- Halfway through monsoon, the State has 21 per cent deficit in rains
- Meteorological predictions are turning wrong
- Farmers have tilled the lands and are waiting for rains
It is one month since monsoon has stepped into the State but there is a deficit of 21 per cent rain than usual. The predictions by the meteorological experts that the monsoon would be good this year has turned wrong. As per the Karnataka State Natural Disaster Monitoring Centre (KSNDMC), from June 1 to July 11, the State should have received an average rainfall of 294 mm. But the rainfall received is only 233mm. Hence in the beginning of monsoon itself a deficit of 21 per cent has been recorded said KSNDMC scientists, reports Kannada Prabha.
They also predicted that the monsoon will continue to be weak as there are no indications of heavy rains in the next four to five days. After five days, there may be a change and if any changes occur due to depression, it may have a positive effect on rainfall, the scientist, reports Kannada prabha quoting Dr Gavaskar.
The deficit is less noticed in the North Karnataka interior region and more in the interior Malnad and coastal regions. The deficit is highest of 44 per cent in the interiors of Dakshina Kannada. In Malnad region it is 34 per cent and in coastal region it is 14 per cent. In the north Karnataka the deficit is only 8 per cent in the interior regions.
The Weather Department figures are calculated for the month and in June the total deficit in the State is four per cent and in July till 12, it is 20 per cent, according to Dr Sundar Metri director of Bengaluru Metrology Department. Going by the regions, while the coastal regions recorded a deficit of 4 per cent, the north interior regions received an excess of 26 per cent rainfall than usual. In south interior regions, an average of 23 per cent deficit is recorded. Till July 12, deficit in coastal region is 14 per cent and in north interior one per cent excess rain is recorded. In South interior 38 per cent deficit is recorded.

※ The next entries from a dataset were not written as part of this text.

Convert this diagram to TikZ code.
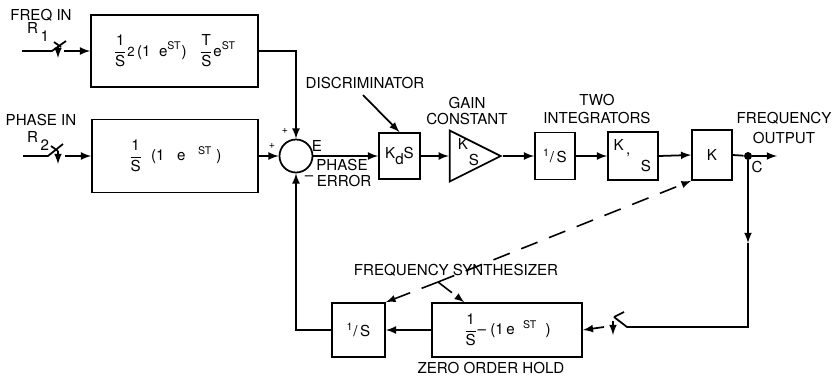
\documentclass[tikz,border=0pt]{standalone}
\usepackage{amsmath}
\usepackage{fontspec}
\setmainfont{TeX Gyre Heros}
\usepackage{tikz}
\usetikzlibrary{shapes.geometric, positioning}

\newcommand{\frc}[2]{$\dfrac{\text{#1}}{\text{#2}}$}

\tikzset{
  blk/.style={draw, line width=1pt, inner sep=1pt},
  sig/.style={line width=1pt},
  lbl/.style={inner sep=0pt},
  sgn/.style={inner sep=0pt, font=\fontsize{6}{6}\selectfont},
  ctl/.style={line width=0.9pt, dash pattern=on 10pt off 7pt},
}

\begin{document}
\begin{tikzpicture}[x=0.02cm, y=-0.02cm, >=latex, every node/.style={font=\fontsize{8.6}{9}\selectfont}]
    \useasboundingbox (0,0) rectangle (832,376);

    % Ingressi
    \node[lbl] (fin) at (41,15) {FREQ IN};
    \node[lbl] (r1) at (38,32) {R\raisebox{-5pt}{\,1}};
    \node[lbl] (pin) at (41,120) {PHASE IN};
    \node[lbl] (r2) at (38,141) {R\raisebox{-5pt}{\,2}};

    \coordinate (in1) at (22,51);
    \coordinate (sw1) at (52,51);
    \coordinate (sw1o) at (64,51);
    \draw[sig] (in1) -- (sw1) -- (66,41);
    \draw[sig] (54,42) -- (61,47);
    \draw[sig,->] (58,46) -- (58,58);

    \coordinate (in2) at (23,156);
    \coordinate (sw2) at (48,156);
    \coordinate (sw2o) at (65,156);
    \draw[sig] (in2) -- (sw2) -- (63,144);
    \draw[sig] (51,146) -- (58,151);
    \draw[sig,->] (58,151) -- (58,164);

    % Blocchi
    \node[blk, minimum width=3.34cm, minimum height=1.44cm] (frq) at (174.5,51)
        {\frc{1}{S}{\fontsize{7.5}{7}\selectfont 2}\,(1\ \ e\textsuperscript{ST})\ \ \ \frc{T}{S}e\textsuperscript{ST}};
    \node[blk, minimum width=3.32cm, minimum height=1.46cm] (phs) at (175,156)
        {\frc{1}{S}\ \ (1\ \ \ e\ \ \ \textsuperscript{ST}\ )};
    \node[draw, circle, line width=1pt, minimum size=0.66cm, inner sep=0pt] (sum) at (296,156) {};
    \node[blk, minimum width=0.82cm, minimum height=0.92cm] (disc) at (399.5,156) {K\raisebox{-3pt}{d}S};
    \node[draw, isosceles triangle, isosceles triangle stretches, line width=1pt,
          minimum width=1.02cm, minimum height=1.02cm, inner sep=0pt, anchor=apex] (gain) at (503,156) {};
    \node[lbl] (gk) at (463,144) {K};
    \node[lbl] (gs) at (474,160) {S};
    \node[blk, minimum width=0.8cm, minimum height=0.94cm] (int1) at (555,156) {\textsuperscript{1}/\,S};
    \node[blk, minimum width=1cm, minimum height=0.96cm] (int2) at (633,156) {};
    \node[lbl] (k1) at (622,148) {K\,\raisebox{-2pt}{,}};
    \node[lbl] (s1) at (646,166) {S};
    \node[blk, minimum width=0.8cm, minimum height=1cm] (kout) at (712,155) {K};
    \node[circle, fill, inner sep=1.6pt] (jc) at (748,156) {};
    \coordinate (out) at (777,156);

    \node[blk, minimum width=3cm, minimum height=1.08cm] (zoh) at (507,330)
        {\frc{1}{S}-- (1\,e\ \ \textsuperscript{ST}\ \ )};
    \node[blk, minimum width=1.06cm, minimum height=1.08cm] (int3) at (358.5,330) {\textsuperscript{1}/\,S};

    % Etichette
    \node[sgn] (pl1) at (285,131) {+};
    \node[sgn] (pl2) at (272,146) {+};
    \node[lbl] (ee) at (317,146) {E};
    \node[lbl] (mn) at (309,178) {--};
    \node[lbl] (ph) at (342,165) {PHASE};
    \node[lbl] (er) at (344,181) {ERROR};
    \node[lbl] (dl) at (365,83) {DISCRIMINATOR};
    \node[lbl] (ga) at (467,103) {GAIN};
    \node[lbl] (co) at (467,119) {CONSTANT};
    \node[lbl] (tw) at (597,100) {TWO};
    \node[lbl] (ig) at (597,118) {INTEGRATORS};
    \node[lbl] (fo) at (784,118) {FREQUENCY};
    \node[lbl] (op) at (784,138) {OUTPUT};
    \node[lbl] (cc) at (757,167) {C};
    \node[lbl] (fs) at (456,270) {FREQUENCY SYNTHESIZER};
    \node[lbl] (zh) at (491,368) {ZERO ORDER HOLD};

    % Collegamenti
    \draw[sig,->] (sw1o) -- (frq.west);
    \draw[sig,->] (sw2o) -- (phs.west);
    \draw[sig,->] (frq.east) -| (sum.north);
    \draw[sig,->] (phs.east) -- (sum.west);
    \draw[sig,->] (sum.east) -- (disc.west);
    \coordinate (dtl) at (363,95);
    \draw[sig,->] (dtl) -- (disc.north);
    \draw[sig,->] (disc.east) -- (gain.west);
    \draw[sig,->] (gain.apex) -- (int1.west);
    \draw[sig,->] (int1.east) -- (int2.west);
    \draw[sig,->] (int2.east) -- (kout.west);
    \draw[sig] (kout.east) -- (jc);
    \draw[sig,->] (jc) -- (out);

    % Anello
    \coordinate (mid) at (748,243);
    \coordinate (crn) at (748,327);
    \coordinate (sw3) at (627,327);
    \coordinate (sw3o) at (604,327);
    \draw[sig,->] (jc) -- (mid);
    \draw[sig] (mid) -- (crn) -- (sw3) -- (614,317);
    \draw[sig] (614,317) -- (624,312);
    \draw[sig,->] (613,321) -- (613,335);
    \draw[sig,->] (sw3o) -- (zoh.east);
    \draw[sig,->] (zoh.west) -- (int3.east);
    \draw[sig,->] (int3.west) -| (sum.south);

    % Sintetizzatore
    \coordinate (syn) at (438,282);
    \draw[ctl,->] (syn) -- (int3.north east);
    \draw[ctl,->] (syn) -- (kout.south west);
    \draw[ctl,->] (syn) -- ([xshift=0.66cm]zoh.north west);
\end{tikzpicture}
\end{document}
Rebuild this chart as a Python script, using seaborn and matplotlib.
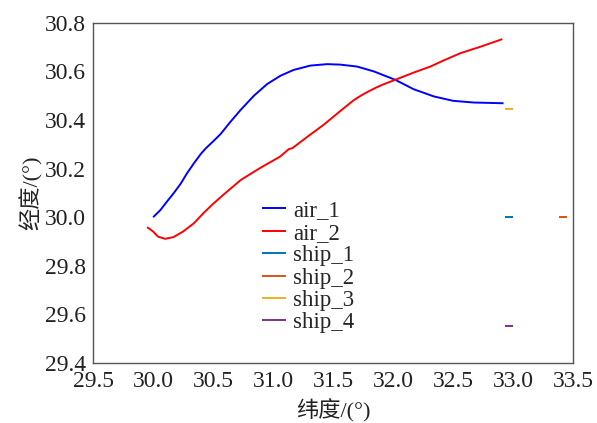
import numpy as np
import pandas as pd
import matplotlib
matplotlib.use('Agg')
import matplotlib.pyplot as plt
import seaborn as sns

# ---- data ----
air1_lat = [30.00, 30.06, 30.11, 30.17, 30.23, 30.28, 30.34, 30.40, 30.44, 30.50,
            30.56, 30.64, 30.73, 30.84, 30.95, 31.06, 31.17, 31.31, 31.45, 31.56,
            31.70, 31.84, 32.02, 32.17, 32.34, 32.50, 32.67, 32.92]
air1_lon = [30.000, 30.029, 30.061, 30.098, 30.138, 30.179, 30.222, 30.262, 30.284, 30.312,
            30.341, 30.390, 30.442, 30.500, 30.548, 30.582, 30.606, 30.624, 30.630, 30.628,
            30.620, 30.600, 30.565, 30.527, 30.497, 30.479, 30.472, 30.469]

air2_lat = [29.95, 30.00, 30.04, 30.10, 30.17, 30.25, 30.34, 30.42, 30.50, 30.58,
            30.73, 30.89, 31.06, 31.13, 31.16, 31.28, 31.42, 31.56, 31.67, 31.74,
            31.80, 31.86, 31.92, 32.02, 32.17, 32.31, 32.42, 32.56, 32.73, 32.91]
air2_lon = [29.959, 29.941, 29.920, 29.911, 29.918, 29.941, 29.975, 30.017, 30.055, 30.090,
            30.153, 30.202, 30.250, 30.280, 30.284, 30.329, 30.380, 30.437, 30.481, 30.503,
            30.519, 30.534, 30.547, 30.566, 30.595, 30.620, 30.645, 30.675, 30.702, 30.733]

ship1_lat = [32.93, 33.00]
ship1_lon = [30.00, 30.00]
ship2_lat = [33.38, 33.45]
ship2_lon = [30.00, 30.00]
ship3_lat = [32.93, 33.00]
ship3_lon = [30.446, 30.446]
ship4_lat = [32.93, 33.00]
ship4_lon = [29.553, 29.553]

names = ['air_1', 'air_2', 'ship_1', 'ship_2', 'ship_3', 'ship_4']
lats = [air1_lat, air2_lat, ship1_lat, ship2_lat, ship3_lat, ship4_lat]
lons = [air1_lon, air2_lon, ship1_lon, ship2_lon, ship3_lon, ship4_lon]
colors = ['#0000FF', '#FF0000', '#0072BD', '#D95319', '#EDB120', '#7E2F8E']

xticks = [29.5, 30.0, 30.5, 31.0, 31.5, 32.0, 32.5, 33.0, 33.5]
yticks = [29.4, 29.6, 29.8, 30.0, 30.2, 30.4, 30.6, 30.8]

# ---- style ----
sns.set_theme(style='white')
plt.rcParams['font.family'] = ['Liberation Serif', 'Noto Sans CJK SC']
plt.rcParams['axes.unicode_minus'] = False

fig = plt.figure(figsize=(5.97, 4.23), dpi=100)
ax = fig.add_axes([0.156, 0.142, 0.804, 0.804])

for name, x, y, c in zip(names, lats, lons, colors):
    df = pd.DataFrame({'lat': x, 'lon': y})
    sns.lineplot(data=df, x='lat', y='lon', sort=False, estimator=None,
                 color=c, linewidth=1.4, label=name, ax=ax,
                 solid_joinstyle='round', solid_capstyle='butt')

ax.set_xlim(29.5, 33.5)
ax.set_ylim(29.4, 30.8)
ax.set_xticks(xticks)
ax.set_yticks(yticks)
ax.set_xticklabels([f'{v:.1f}' for v in xticks])
ax.set_yticklabels([f'{v:.1f}' for v in yticks])
ax.tick_params(direction='in', length=4, width=0.8, color='#555555',
               labelsize=17, labelcolor='#222222', top=False, right=False)
ax.tick_params(axis='x', pad=6)
ax.tick_params(axis='y', pad=5)
for sp in ax.spines.values():
    sp.set_color('#555555')
    sp.set_linewidth(1.0)

ax.set_xlabel('纬度/(°)', fontsize=16, color='#222222', labelpad=5)
ax.set_ylabel('经度/(°)', fontsize=16, color='#222222', labelpad=2)

ax.legend(loc='upper left', bbox_to_anchor=(0.352, 0.478), frameon=False,
          fontsize=16.5, handlelength=1.05, handletextpad=0.3,
          labelspacing=0.06, borderaxespad=0, borderpad=0)

fig.savefig('out.png', dpi=100)
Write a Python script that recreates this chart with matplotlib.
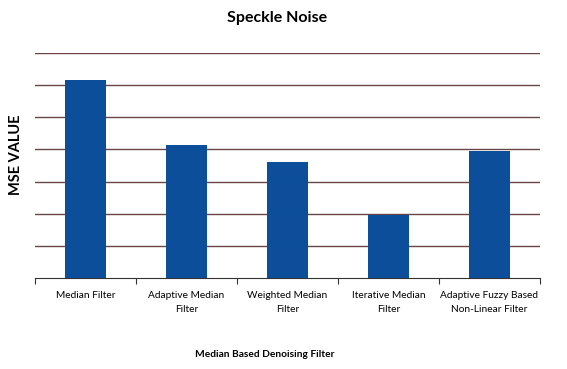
import numpy as np
import matplotlib.pyplot as plt

# data (units of one gridline step)
filters = ['Median Filter', 'Adaptive Median\nFilter', 'Weighted Median\nFilter',
           'Iterative Median\nFilter', 'Adaptive Fuzzy Based\nNon-Linear Filter']
mse = [6.16, 4.14, 3.60, 1.96, 3.96]

plt.rcParams['font.family'] = ['Lato', 'DejaVu Sans']

fig = plt.figure(figsize=(5.67, 3.69), dpi=100)
ax = fig.add_axes([0.062, 0.246, 0.890, 0.611])

x = np.arange(len(filters))
ax.bar(x, mse, width=0.4, color='#0c4e9a', zorder=3)

ax.set_xlim(-0.5, len(filters) - 0.5)
ax.set_ylim(0, 7)
ax.set_yticks(np.arange(1, 8))
ax.yaxis.grid(True, color='#6a4545', linewidth=1.0, zorder=0)
ax.tick_params(axis='y', left=False, labelleft=False)

# category labels at centres, tick marks at boundaries
ax.set_xticks(x)
ax.set_xticklabels(filters, fontsize=7.3, linespacing=1.7)
ax.tick_params(axis='x', length=0, pad=9)
ax.set_xticks(np.arange(-0.5, len(filters)), minor=True)
ax.tick_params(axis='x', which='minor', length=4, color='#333333', width=0.8)

for s in ['left', 'right', 'top']:
    ax.spines[s].set_visible(False)
ax.spines['bottom'].set_color('#333333')

ax.set_title('Speckle Noise', fontsize=11.5, fontweight='bold', x=0.479, y=1.0, pad=22)
ax.set_ylabel('MSE VALUE', fontsize=10.5, fontweight='bold')
ax.yaxis.set_label_coords(-0.024, 0.547)
ax.set_xlabel('Median Based Denoising Filter', fontsize=7.3, fontweight='bold')
ax.xaxis.set_label_coords(0.455, -0.32)

fig.savefig('out.png', dpi=100)
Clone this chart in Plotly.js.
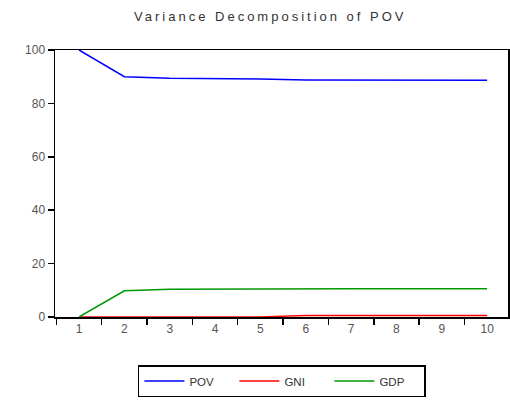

District Wise statistics show that though the north interior has received good rainfall, Gadag, Dharwad and Haveri have received less than average rains. In south interior, despite 38 per cent deficit, Kolar and Ballari districts have received good rainfall. The lowest rainfall recorded is at Chamarajanagar.
KSNDMC scientist Dr Gavaskar says in the absence of depression and surface storm necessary for good monsoon, rainfall is not as per predictions. After the onset of monsoon, depression and surface storm should occur over Bay of Bengal, Lakshadweep and Arabian Sea, which will result in good rainfall. In the current year, lack of this has caused weak monsoon. There is a hope of depression in the next 4 to 5 days said Dr Sundar Metri. The rain bearing clouds with - 16 to -18 degree temperature are not moving towards the State. Hence the shortage in rainfall he said, reported Kannada Prabha.
The farmers have tilled and kept the farm ready for sowing. Since paddy needs more water farmers can sow paddy only if there is good rain otherwise they want to sow millet. However, in the south interior and Malnad regions, the rainfall is not sufficient even for millet crop. In the north Karnataka, farmers have already planted cotton, sunflower, tur dal and black gram but they are already drying up for lack of water. If there is no rain within a week, the crops will dry up. It is the same situation in south interior also, reports Kannada Prabha.